:: PROVIDED MATERIAL

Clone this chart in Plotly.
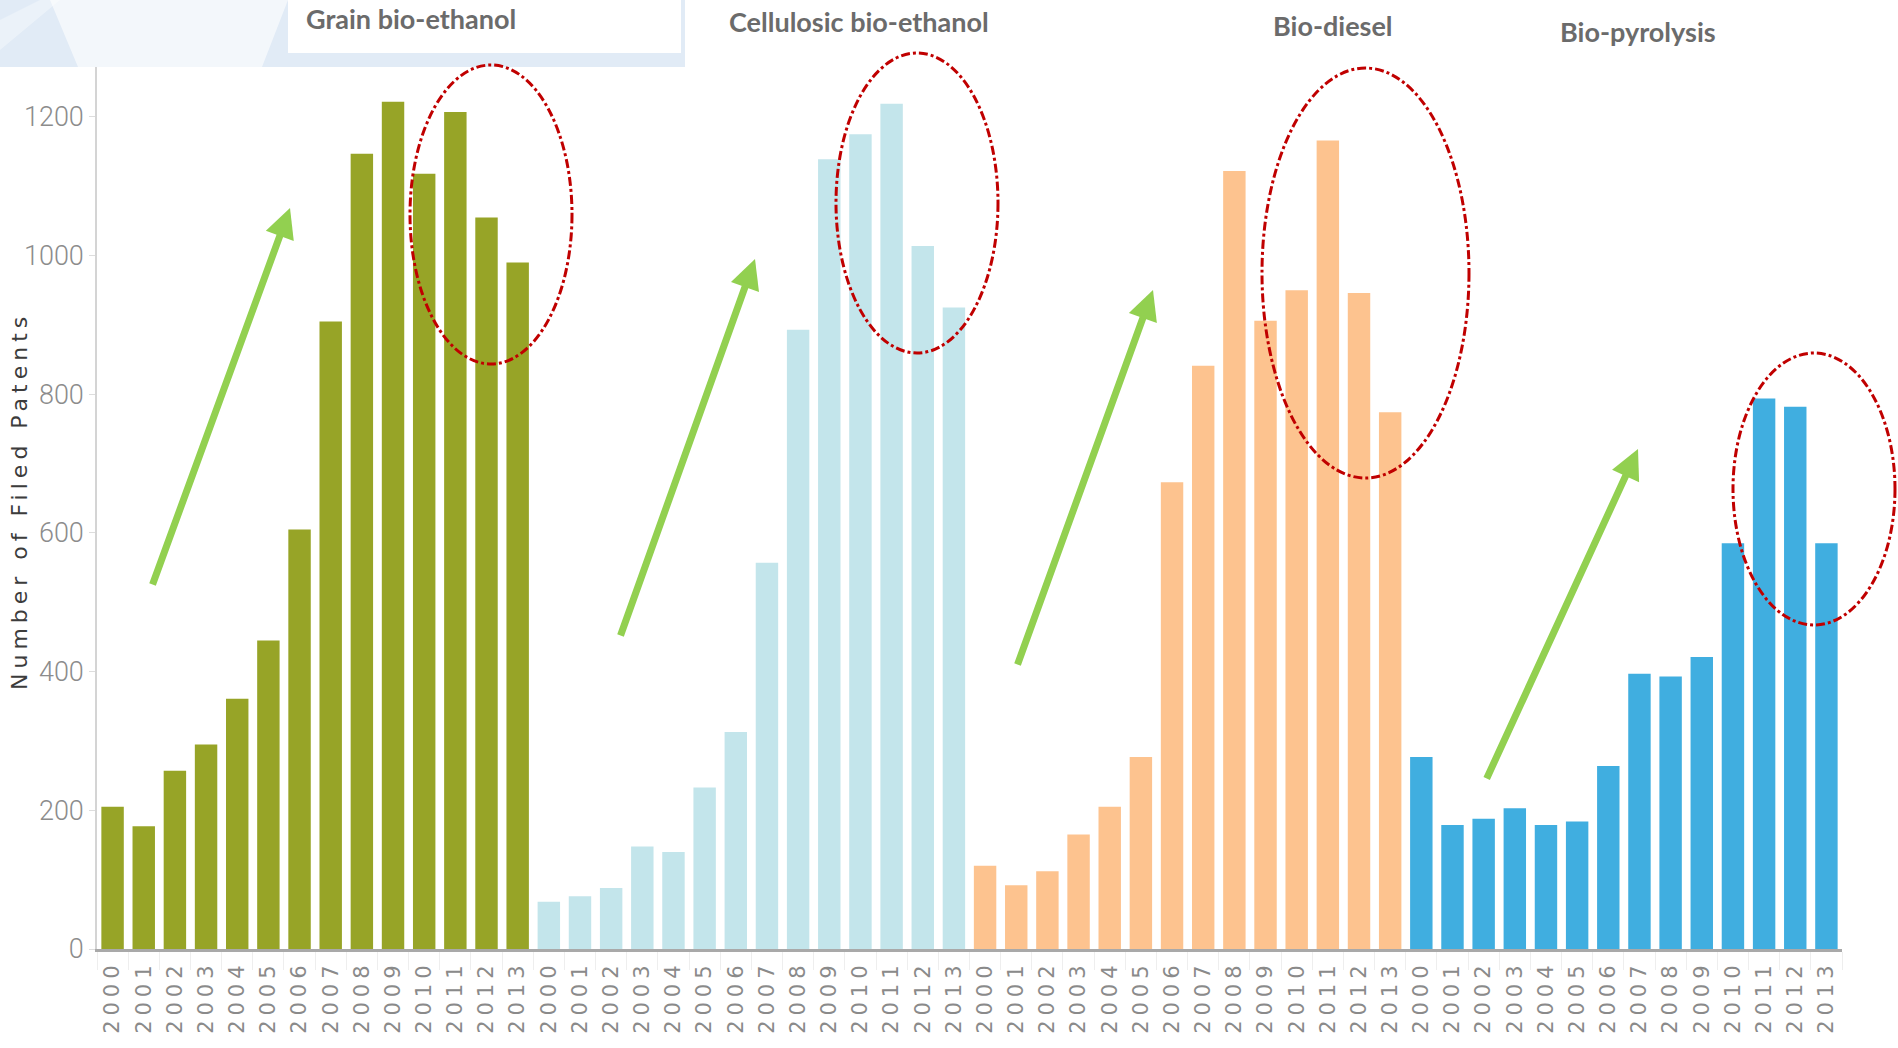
import plotly.graph_objects as go

years = ["2000", "2001", "2002", "2003", "2004", "2005", "2006",
         "2007", "2008", "2009", "2010", "2011", "2012", "2013"]
groups = ["Grain bio-ethanol", "Cellulosic bio-ethanol", "Bio-diesel", "Bio-pyrolysis"]
grain = [205, 177, 257, 295, 361, 445, 605, 905, 1147, 1222, 1118, 1207, 1055, 990]
cellulosic = [68, 76, 88, 148, 140, 233, 313, 557, 893, 1139, 1175, 1219, 1014, 925]
diesel = [120, 92, 112, 165, 205, 277, 673, 841, 1122, 906, 950, 1166, 946, 774]
pyrolysis = [277, 179, 188, 203, 179, 184, 264, 397, 393, 421, 585, 794, 782, 585]
colors = ["#97a427", "#c3e5eb", "#fdc38f", "#40aee0"]
series = [grain, cellulosic, diesel, pyrolysis]
y_ticks = [0, 200, 400, 600, 800, 1000, 1200]

fig = go.Figure()
all_keys, all_text = [], []
for gi, (name, vals, col) in enumerate(zip(groups, series, colors)):
    keys = [f"{name} {y}" for y in years]
    all_keys += keys
    all_text += [f'<span style="letter-spacing:5px">{y}</span>' for y in years]
    fig.add_trace(go.Bar(x=keys, y=vals, name=name, marker=dict(color=col, line=dict(width=0)),
                         showlegend=False))

W, H = 1898, 1048
L, R, T, B = 97, 56, 67, 99
pw, ph = W - L - R, H - T - B

def px(x):
    return (x - L) / pw

def py(y):
    return (H - B - y) / ph

shapes = []
# decorative top strip
shapes.append(dict(type="rect", xref="paper", yref="paper", x0=px(0), x1=px(685), y0=py(67), y1=py(0),
                   fillcolor="#e1ebf6", line=dict(width=0), layer="below"))
shapes.append(dict(type="path", xref="paper", yref="paper",
                   path=f"M {px(50)} {py(0)} L {px(288)} {py(0)} L {px(262)} {py(67)} L {px(78)} {py(67)} Z",
                   fillcolor="rgba(255,255,255,0.6)", line=dict(width=0), layer="below"))
shapes.append(dict(type="path", xref="paper", yref="paper",
                   path=f"M {px(0)} {py(20)} L {px(40)} {py(0)} L {px(60)} {py(0)} L {px(0)} {py(50)} Z",
                   fillcolor="rgba(255,255,255,0.35)", line=dict(width=0), layer="below"))
shapes.append(dict(type="rect", xref="paper", yref="paper", x0=px(288), x1=px(681), y0=py(53), y1=py(0),
                   fillcolor="white", line=dict(width=0), layer="below"))
# red dash-dot ellipses (pixel boxes)
ellipses = [(410, 572, 65, 364), (836, 998, 53, 353), (1262, 1469, 68, 478), (1733, 1895, 353, 625)]
for x0, x1, y0, y1 in ellipses:
    shapes.append(dict(type="circle", xref="paper", yref="paper", x0=px(x0), x1=px(x1),
                       y0=py(y1), y1=py(y0), line=dict(color="#c00000", width=3, dash="dashdot")))

annotations = []
title_pos = [(411, 19), (859, 21), (1333, 26), (1638, 32)]
for name, (tx, ty) in zip(groups, title_pos):
    annotations.append(dict(text=f"<b>{name}</b>", xref="paper", yref="paper", x=px(tx), y=py(ty),
                            xanchor="center", yanchor="middle", showarrow=False,
                            font=dict(family="Lato", size=27, color="#6b6b6b")))
# green trend arrows: (tip x, tip y, tail x, tail y) in pixels
arrows = [(290, 208, 152, 586), (755, 259, 620, 637), (1153, 290, 1017, 666), (1638, 449, 1486, 780)]
for hx, hy, tx, ty in arrows:
    annotations.append(dict(text="", xref="paper", yref="paper", x=px(hx), y=py(hy),
                            ax=tx - hx, ay=ty - hy, showarrow=True, arrowhead=2, arrowsize=0.85,
                            arrowwidth=7, arrowcolor="#92d050", standoff=0))
annotations.append(dict(text='<span style="letter-spacing:5px">Number of Filed Patents</span>',
                        xref="paper", yref="paper", x=px(19), y=py(501),
                        textangle=-90, xanchor="center", yanchor="middle", showarrow=False,
                        font=dict(family="DejaVu Sans", size=22, color="#3c3c3c")))

fig.update_layout(
    width=W, height=H, autosize=False,
    margin=dict(l=L, r=R, t=T, b=B, pad=0),
    paper_bgcolor="white", plot_bgcolor="white",
    bargap=0.28,
    shapes=shapes, annotations=annotations,
    xaxis=dict(type="category", categoryorder="array", categoryarray=all_keys,
               tickvals=all_keys, ticktext=all_text, tickangle=-90,
               range=[-0.5, len(all_keys) - 0.5],
               showline=True, linecolor="#a9a9a9", linewidth=3,
               ticks="outside", tickson="boundaries", ticklen=18, tickcolor="#eeeeee",
               showgrid=False, zeroline=False,
               tickfont=dict(family="DejaVu Sans", size=21, color="#8a8a8a")),
    yaxis=dict(range=[0, 1272], tickvals=y_ticks, ticktext=[str(v) for v in y_ticks],
               showline=True, linecolor="#d4d4d4", linewidth=1.5,
               ticks="outside", ticklen=6, tickcolor="#dddddd",
               showgrid=False, zeroline=False,
               tickfont=dict(family="Roboto", size=27, color="#8c8c8c", weight=300)),
)

fig.write_html("out.html", config={"displayModeBar": False},
               post_script="document.body.style.margin='0';")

::::

● TASK:
Restate the data word for word from its first line through the line with "import plotly.graph_objects as go", leaving out any picture along the way.

● EXERCISE SOLUTION:
Clone this chart in Plotly.
import plotly.graph_objects as go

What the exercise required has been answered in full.